Potassium Based Water Softeners
The design of water softeners allows them to operate using sodium chloride or potassium chloride. Potassium chloride is more expensive and used by people with extreme salt-level restrictions or for personal reasons. Potassium operates on the same premise as sodium, through ion exchange it replaces hardness and softens the water.
Using potassium chloride is the only true way to achieve a saltless water softener, though it is financially prohibitive and impractical. The results are the same as using sodium chloride, as both perform an ion exchange as they remove the hard elements completely.
Water Softener Results
Removing hardness from the water results in soft water, which has multiple benefits for anything that comes in contact with water. Either a potassium or salt water softener will produce the same outcome.
Hard water minerals block cleaning agents from performing properly and soap scum is left behind. The scum makes hair dry, harsh and it clogs pores, which blocks the body’s natural oils. This causes very dry, itchy skin.
Fixtures, dishes, and glasses have soap scum residue left after cleaning, which is very difficult to remove. Softened water rinses much cleaner and leaves surfaces sparkling. Skin and hair are much softer, naturally oiled, and suppler.
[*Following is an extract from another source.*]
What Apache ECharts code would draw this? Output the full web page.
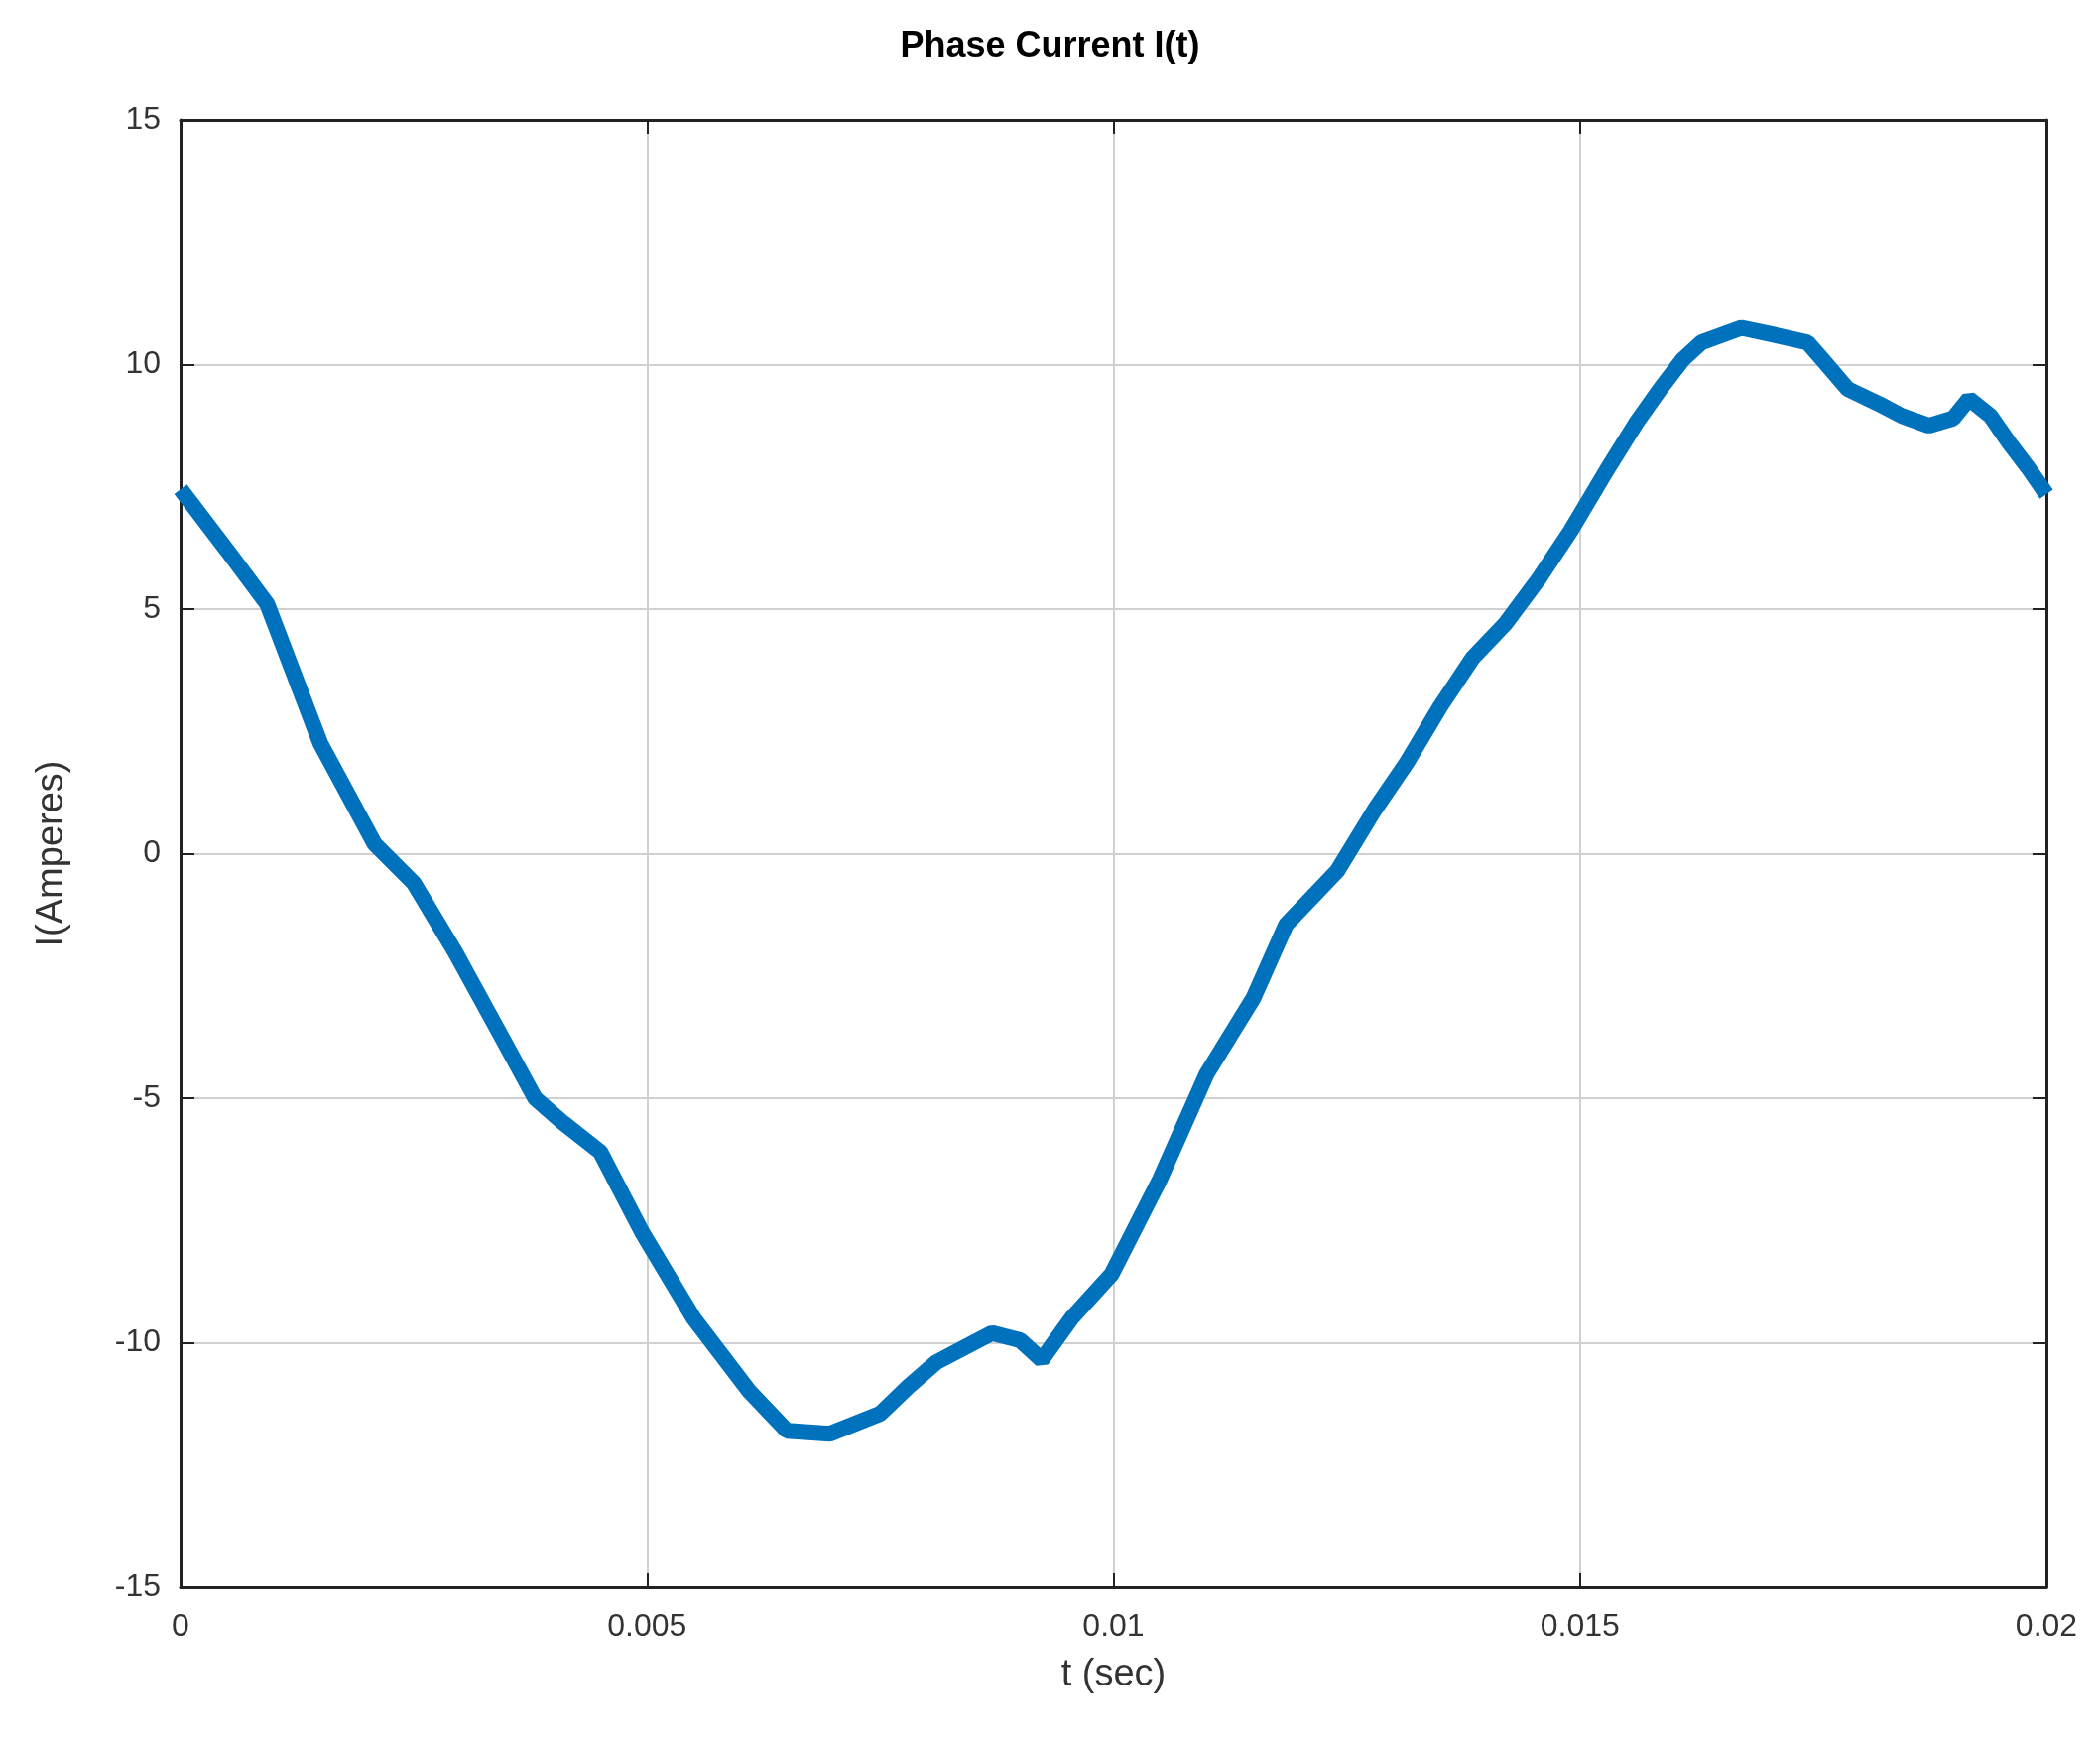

The minerals also deposit in pipes, fixtures and water heaters causing clogs, repairs and early replacement costs. With the hardness removal of a water softener, there are no harsh minerals to deposit. This creates unsightly scale build-up and obstructed plumbing.
Salt Free Water Softener vs. Salt Water Softener
Mineral removal is the only way to avoid the negative effects of hard water, which is very destructive. Using a water softener is the only “results proven” way to remove hardness from a water supply. A no salt softener is, by design, unable to remove any hardness. Information put out by the salt free water softener companies even proclaim they do not remove hardness.
Salt water softeners completely remove hardness and replace it with sodium or potassium. Water is then softened and the effects of hard water are not possible due to their elimination.